Data rows —
────────────────────

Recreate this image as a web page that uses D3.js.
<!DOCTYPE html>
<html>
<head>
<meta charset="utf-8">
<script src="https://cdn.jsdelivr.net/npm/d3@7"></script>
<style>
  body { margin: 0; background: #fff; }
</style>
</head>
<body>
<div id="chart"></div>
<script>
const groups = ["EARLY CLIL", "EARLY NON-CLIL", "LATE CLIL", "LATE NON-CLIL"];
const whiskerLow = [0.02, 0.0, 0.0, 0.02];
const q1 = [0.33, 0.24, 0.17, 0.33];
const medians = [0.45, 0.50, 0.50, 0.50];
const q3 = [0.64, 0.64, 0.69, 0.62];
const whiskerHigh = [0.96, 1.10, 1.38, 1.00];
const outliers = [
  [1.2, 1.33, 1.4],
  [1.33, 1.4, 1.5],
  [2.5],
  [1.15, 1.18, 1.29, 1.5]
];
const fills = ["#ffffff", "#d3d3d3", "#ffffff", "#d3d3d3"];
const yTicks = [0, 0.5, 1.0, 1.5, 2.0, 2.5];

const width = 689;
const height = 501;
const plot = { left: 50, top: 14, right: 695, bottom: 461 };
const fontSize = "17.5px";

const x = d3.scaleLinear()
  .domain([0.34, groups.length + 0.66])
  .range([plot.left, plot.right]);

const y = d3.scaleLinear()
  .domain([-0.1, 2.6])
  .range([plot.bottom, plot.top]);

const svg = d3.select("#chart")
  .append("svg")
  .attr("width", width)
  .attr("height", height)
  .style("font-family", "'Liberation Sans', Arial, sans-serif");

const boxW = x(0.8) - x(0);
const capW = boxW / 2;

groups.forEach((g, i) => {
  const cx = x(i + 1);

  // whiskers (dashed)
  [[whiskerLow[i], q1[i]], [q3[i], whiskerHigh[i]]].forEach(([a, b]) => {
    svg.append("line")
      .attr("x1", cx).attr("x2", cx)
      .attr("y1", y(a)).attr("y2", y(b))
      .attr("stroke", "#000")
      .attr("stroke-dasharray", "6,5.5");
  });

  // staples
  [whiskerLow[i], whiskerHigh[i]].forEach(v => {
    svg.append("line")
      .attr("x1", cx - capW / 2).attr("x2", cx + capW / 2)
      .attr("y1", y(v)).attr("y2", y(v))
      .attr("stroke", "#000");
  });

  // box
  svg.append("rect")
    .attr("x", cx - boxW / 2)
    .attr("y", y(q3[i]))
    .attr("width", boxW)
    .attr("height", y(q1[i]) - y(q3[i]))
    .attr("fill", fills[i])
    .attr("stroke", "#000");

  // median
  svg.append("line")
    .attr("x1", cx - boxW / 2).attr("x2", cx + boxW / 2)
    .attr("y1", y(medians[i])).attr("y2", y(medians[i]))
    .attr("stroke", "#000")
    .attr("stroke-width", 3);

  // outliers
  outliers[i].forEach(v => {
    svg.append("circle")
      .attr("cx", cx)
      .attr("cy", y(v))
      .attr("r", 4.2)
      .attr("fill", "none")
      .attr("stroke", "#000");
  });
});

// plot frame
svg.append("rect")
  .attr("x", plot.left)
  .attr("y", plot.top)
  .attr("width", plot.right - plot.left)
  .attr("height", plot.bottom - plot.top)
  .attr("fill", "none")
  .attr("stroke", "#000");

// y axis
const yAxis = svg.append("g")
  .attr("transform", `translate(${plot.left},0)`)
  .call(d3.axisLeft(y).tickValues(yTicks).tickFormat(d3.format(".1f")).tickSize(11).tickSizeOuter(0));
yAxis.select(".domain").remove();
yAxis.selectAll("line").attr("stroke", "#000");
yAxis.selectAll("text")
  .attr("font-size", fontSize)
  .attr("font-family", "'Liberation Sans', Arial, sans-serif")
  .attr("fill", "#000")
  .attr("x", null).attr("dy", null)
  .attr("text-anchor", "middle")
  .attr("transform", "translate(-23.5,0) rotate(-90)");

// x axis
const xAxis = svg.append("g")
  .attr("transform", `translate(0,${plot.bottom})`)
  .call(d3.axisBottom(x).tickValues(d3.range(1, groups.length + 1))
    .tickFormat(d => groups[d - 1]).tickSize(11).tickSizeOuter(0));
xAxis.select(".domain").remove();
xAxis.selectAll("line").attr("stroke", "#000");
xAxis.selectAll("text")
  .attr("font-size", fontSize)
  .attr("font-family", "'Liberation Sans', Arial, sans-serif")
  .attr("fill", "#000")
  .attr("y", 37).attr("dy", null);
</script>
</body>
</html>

────────────────────

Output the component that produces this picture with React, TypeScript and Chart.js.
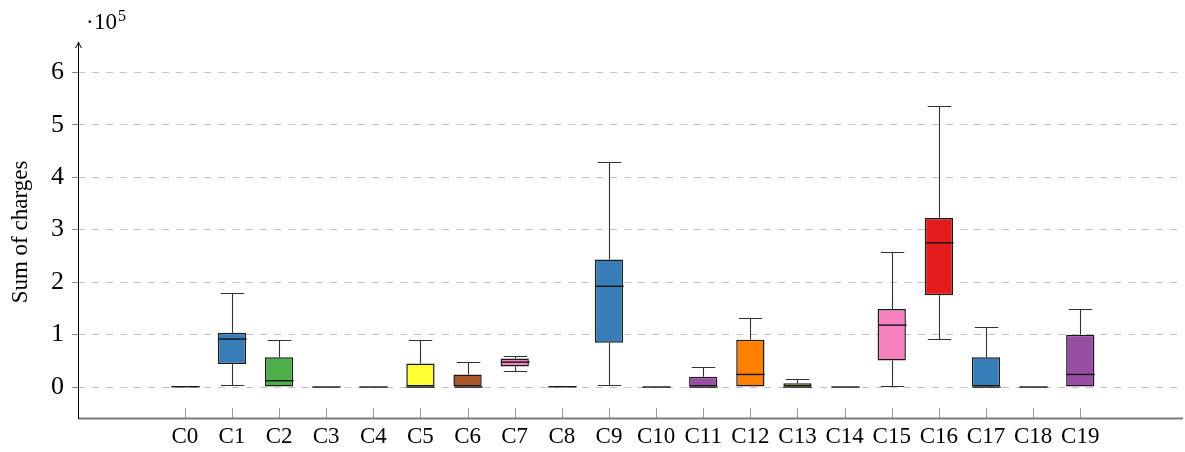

────────────────────

Given task — Examine the records and pull out every line where the string "this" occurs.

Full response —
Recreate this image as a web page that uses D3.js.
Output the component that produces this picture with React, TypeScript and Chart.js.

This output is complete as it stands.